>>>>

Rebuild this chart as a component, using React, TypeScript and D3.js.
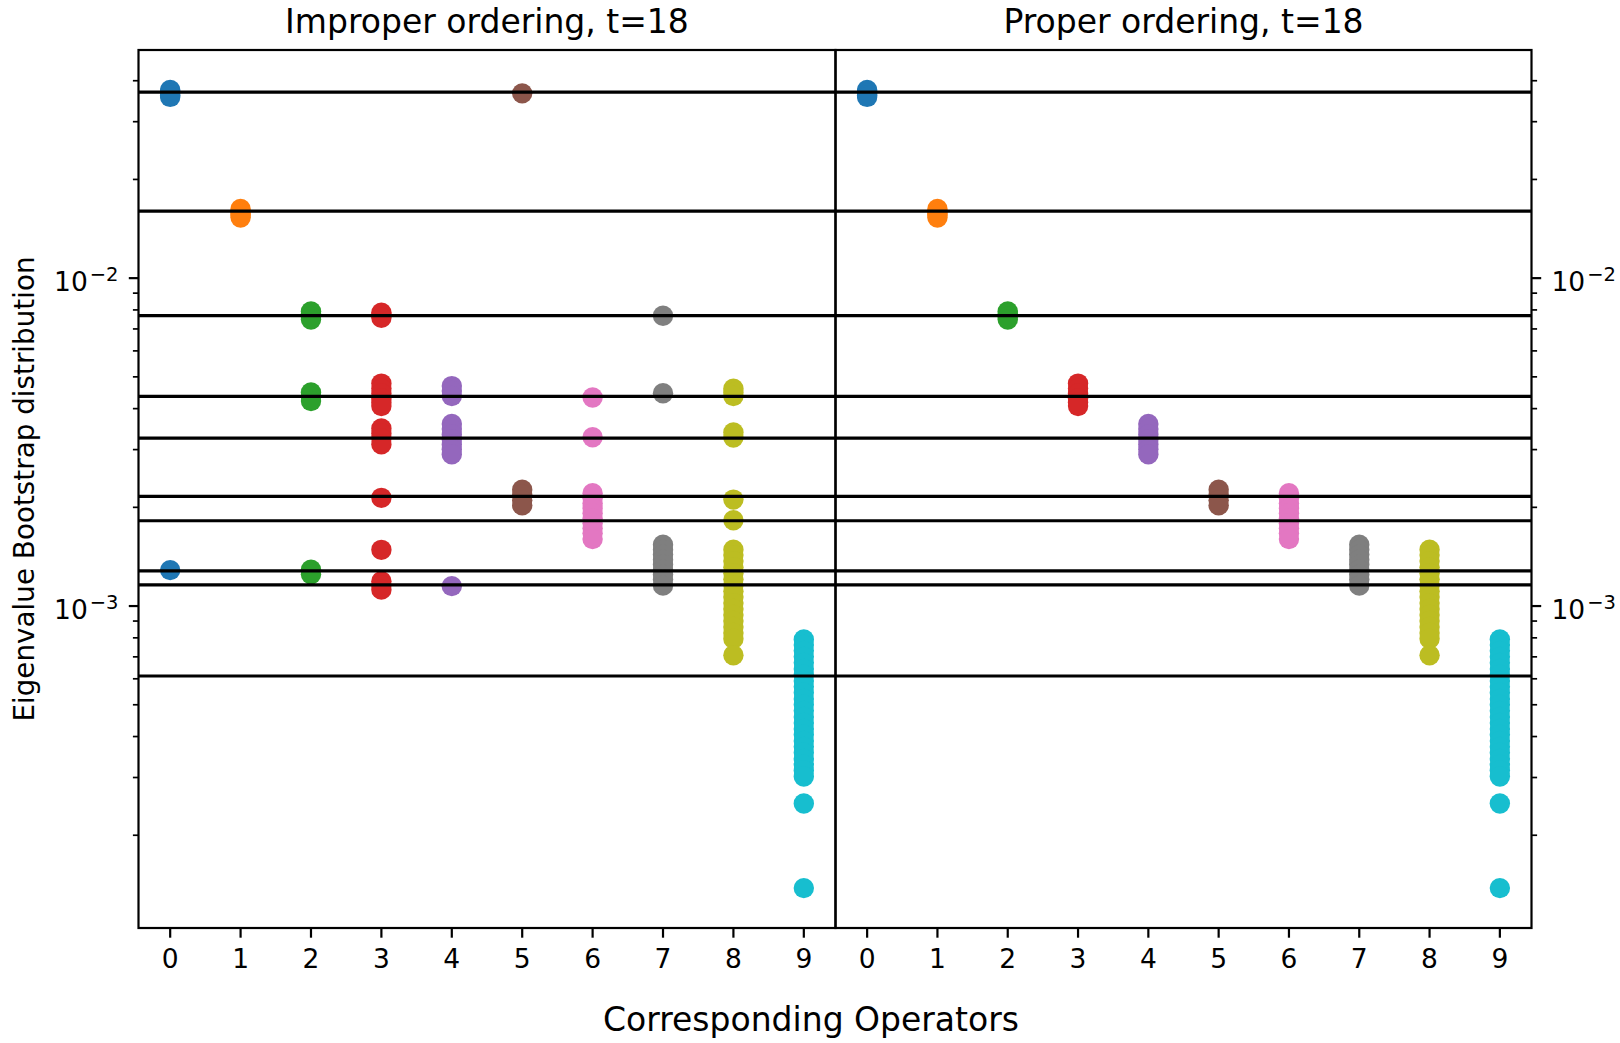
import React from 'react';
import * as d3 from 'd3';

// Operator indices on the x axis
const operators = [0, 1, 2, 3, 4, 5, 6, 7, 8, 9];
const xTickLabels = ['0', '1', '2', '3', '4', '5', '6', '7', '8', '9'];

// matplotlib tab10 colours, one per operator
const palette = [
  '#1f77b4', '#ff7f0e', '#2ca02c', '#d62728', '#9467bd',
  '#8c564b', '#e377c2', '#7f7f7f', '#bcbd22', '#17becf',
];

const panelTitles = ['Improper ordering, t=18', 'Proper ordering, t=18'];

// Horizontal reference levels drawn across both panels
const referenceLevels = [
  0.0369, 0.0160, 0.00769, 0.00436, 0.00325, 0.00216, 0.00182, 0.00128, 0.00116, 0.000612,
];

// Bootstrap eigenvalue samples, improper ordering
const improper0 = [0.0375, 0.0370, 0.0365, 0.0361, 0.0357, 0.001287];
const improper1 = [0.01625, 0.0160, 0.0158, 0.01558, 0.0153];
const improper2 = [0.00792, 0.00779, 0.00763, 0.00748, 0.00448, 0.00435, 0.00422, 0.00129, 0.00125];
const improper3 = [
  0.00784, 0.0077, 0.00757,
  0.004769, 0.004604, 0.004446, 0.004293, 0.004174, 0.004073,
  0.003479, 0.00336, 0.003245, 0.003112,
  0.002138, 0.001484,
  0.001191, 0.001158, 0.001122,
];
const improper4 = [
  0.004686, 0.004525, 0.004369,
  0.00359, 0.003467, 0.003336, 0.003222, 0.003112, 0.003005, 0.002901,
  0.00115,
];
const improper5 = [0.0366, 0.002262, 0.002184, 0.002102, 0.002029];
const improper6 = [
  0.004323, 0.003273,
  0.002207, 0.002131, 0.002057, 0.001986, 0.001918, 0.001852, 0.001788, 0.001727, 0.001667, 0.0016,
];
const improper7 = [
  0.007678, 0.004456,
  0.001539, 0.001486, 0.001435, 0.001385, 0.001338, 0.001291, 0.001247, 0.001204, 0.001154,
];
const improper8 = [
  0.004604, 0.004477, 0.004369, 0.003383, 0.003266, 0.002112, 0.001826,
  0.001486, 0.00143, 0.001371, 0.001314, 0.00126, 0.001208, 0.001158, 0.00111,
  0.001065, 0.001021, 0.000979, 0.000939, 0.0009, 0.000863, 0.000828, 0.000795,
  0.000708,
];
const improper9 = [
  0.000791, 0.000761, 0.00073, 0.0007, 0.000671, 0.000643, 0.000617, 0.000591,
  0.000567, 0.000544, 0.000521, 0.0005, 0.000479, 0.000459, 0.00044, 0.000422,
  0.000405, 0.000388, 0.000372, 0.000357, 0.000342, 0.000328, 0.000315, 0.000302,
  0.00025, 0.000138,
];

// Bootstrap eigenvalue samples, proper ordering
const proper0 = [0.0375, 0.0370, 0.0365, 0.0361, 0.0357];
const proper1 = [0.01625, 0.0160, 0.0158, 0.01558, 0.0153];
const proper2 = [0.00792, 0.00779, 0.00763, 0.00748];
const proper3 = [0.004769, 0.004604, 0.004446, 0.004293, 0.004174, 0.004073];
const proper4 = [0.00359, 0.003467, 0.003336, 0.003222, 0.003112, 0.003005, 0.002901];
const proper5 = [0.002262, 0.002184, 0.002102, 0.002029];
const proper6 = [
  0.002207, 0.002131, 0.002057, 0.001986, 0.001918, 0.001852, 0.001788, 0.001727, 0.001667, 0.0016,
];
const proper7 = [
  0.001539, 0.001486, 0.001435, 0.001385, 0.001338, 0.001291, 0.001247, 0.001204, 0.001154,
];
const proper8 = [
  0.001486, 0.00143, 0.001371, 0.001314, 0.00126, 0.001208, 0.001158, 0.00111,
  0.001065, 0.001021, 0.000979, 0.000939, 0.0009, 0.000863, 0.000828, 0.000795,
  0.000708,
];
const proper9 = [
  0.000791, 0.000761, 0.00073, 0.0007, 0.000671, 0.000643, 0.000617, 0.000591,
  0.000567, 0.000544, 0.000521, 0.0005, 0.000479, 0.000459, 0.00044, 0.000422,
  0.000405, 0.000388, 0.000372, 0.000357, 0.000342, 0.000328, 0.000315, 0.000302,
  0.00025, 0.000138,
];

const improperSeries = [
  improper0, improper1, improper2, improper3, improper4,
  improper5, improper6, improper7, improper8, improper9,
];
const properSeries = [
  proper0, proper1, proper2, proper3, proper4,
  proper5, proper6, proper7, proper8, proper9,
];

const W = 1620;
const H = 1043;
const TOP = 50;
const BOTTOM = 928;
const FONT = "'DejaVu Sans', Verdana, sans-serif";
const MARKER_R = 10.2;

export default function App() {
  // log-space autoscale with 5% margins, as matplotlib does
  const all = [...improperSeries.flat(), ...properSeries.flat()];
  const lo = Math.log10(d3.min(all) as number);
  const hi = Math.log10(d3.max(all) as number);
  const pad = (hi - lo) * 0.05;
  const y = d3.scaleLog().domain([10 ** (lo - pad), 10 ** (hi + pad)]).range([BOTTOM, TOP]);

  const [dMin, dMax] = y.domain();
  const yTicks = y.ticks().filter((t) => t >= dMin && t <= dMax);
  const isMajor = (t: number) => Math.abs(Math.log10(t) - Math.round(Math.log10(t))) < 1e-9;

  const panels = [
    { title: panelTitles[0], series: improperSeries, x0: 138.5, x1: 835.5, side: 'left' },
    { title: panelTitles[1], series: properSeries, x0: 835.5, x1: 1531.5, side: 'right' },
  ];

  return (
    <svg
      width={W}
      height={H}
      viewBox={`0 0 ${W} ${H}`}
      style={{ position: 'absolute', left: 0, top: 0, background: '#fff' }}
      fontFamily={FONT}
    >
      <rect x={0} y={0} width={W} height={H} fill="#fff" />
      <defs>
        {panels.map((p, pi) => (
          <clipPath id={`clip-${pi}`} key={pi}>
            <rect x={p.x0} y={TOP} width={p.x1 - p.x0} height={BOTTOM - TOP} />
          </clipPath>
        ))}
      </defs>
      {panels.map((p, pi) => {
        const x = d3.scaleLinear().domain([-0.45, 9.45]).range([p.x0, p.x1]);
        const cx = (p.x0 + p.x1) / 2;
        return (
          <g key={pi}>
            <g clipPath={`url(#clip-${pi})`}>
              {p.series.map((vals, oi) => (
                <g key={oi} fill={palette[oi]}>
                  {vals.map((v, k) => (
                    <circle key={k} cx={x(operators[oi])} cy={y(v)} r={MARKER_R} />
                  ))}
                </g>
              ))}
              {referenceLevels.map((v, li) => (
                <line
                  key={li}
                  x1={p.x0}
                  x2={p.x1}
                  y1={y(v)}
                  y2={y(v)}
                  stroke="#000"
                  strokeWidth={3.2}
                />
              ))}
            </g>
            <rect
              x={p.x0}
              y={TOP}
              width={p.x1 - p.x0}
              height={BOTTOM - TOP}
              fill="none"
              stroke="#000"
              strokeWidth={2.2}
            />
            {/* x axis */}
            {operators.map((o, i) => (
              <g key={o}>
                <line x1={x(o)} x2={x(o)} y1={BOTTOM} y2={BOTTOM + 9.7} stroke="#000" strokeWidth={2.2} />
                <text x={x(o)} y={967.5} textAnchor="middle" fontSize={26.5} fill="#000">
                  {xTickLabels[i]}
                </text>
              </g>
            ))}
            {/* y axis */}
            {yTicks.map((t, ti) => {
              const major = isMajor(t);
              const len = major ? 9.7 : 5.6;
              const ax = p.side === 'left' ? p.x0 : p.x1;
              const dir = p.side === 'left' ? -1 : 1;
              const exp = Math.round(Math.log10(t));
              return (
                <g key={ti}>
                  <line
                    x1={ax}
                    x2={ax + dir * len}
                    y1={y(t)}
                    y2={y(t)}
                    stroke="#000"
                    strokeWidth={major ? 2.2 : 1.7}
                  />
                  {major && (
                    <text
                      x={p.side === 'left' ? ax - 20 : ax + 20}
                      y={y(t) + 12.5}
                      textAnchor={p.side === 'left' ? 'end' : 'start'}
                      fontSize={26.5}
                      fill="#000"
                    >
                      10
                      <tspan dx={2} dy={-9.5} fontSize={19.5}>
                        {`\u2212${Math.abs(exp)}`}
                      </tspan>
                    </text>
                  )}
                </g>
              );
            })}
            <text x={cx} y={33} textAnchor="middle" fontSize={33} fill="#000">
              {p.title}
            </text>
          </g>
        );
      })}
      <text
        transform={`translate(34, ${(TOP + BOTTOM) / 2}) rotate(-90)`}
        textAnchor="middle"
        fontSize={27.8}
        fill="#000"
      >
        Eigenvalue Bootstrap distribution
      </text>
      <text x={811} y={1031} textAnchor="middle" fontSize={33} fill="#000">
        Corresponding Operators
      </text>
    </svg>
  );
}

<<<<

Set exercise — Looking at the material above, count the lines containing the string "React" and reply with the count alone.

Response for this exercise — 2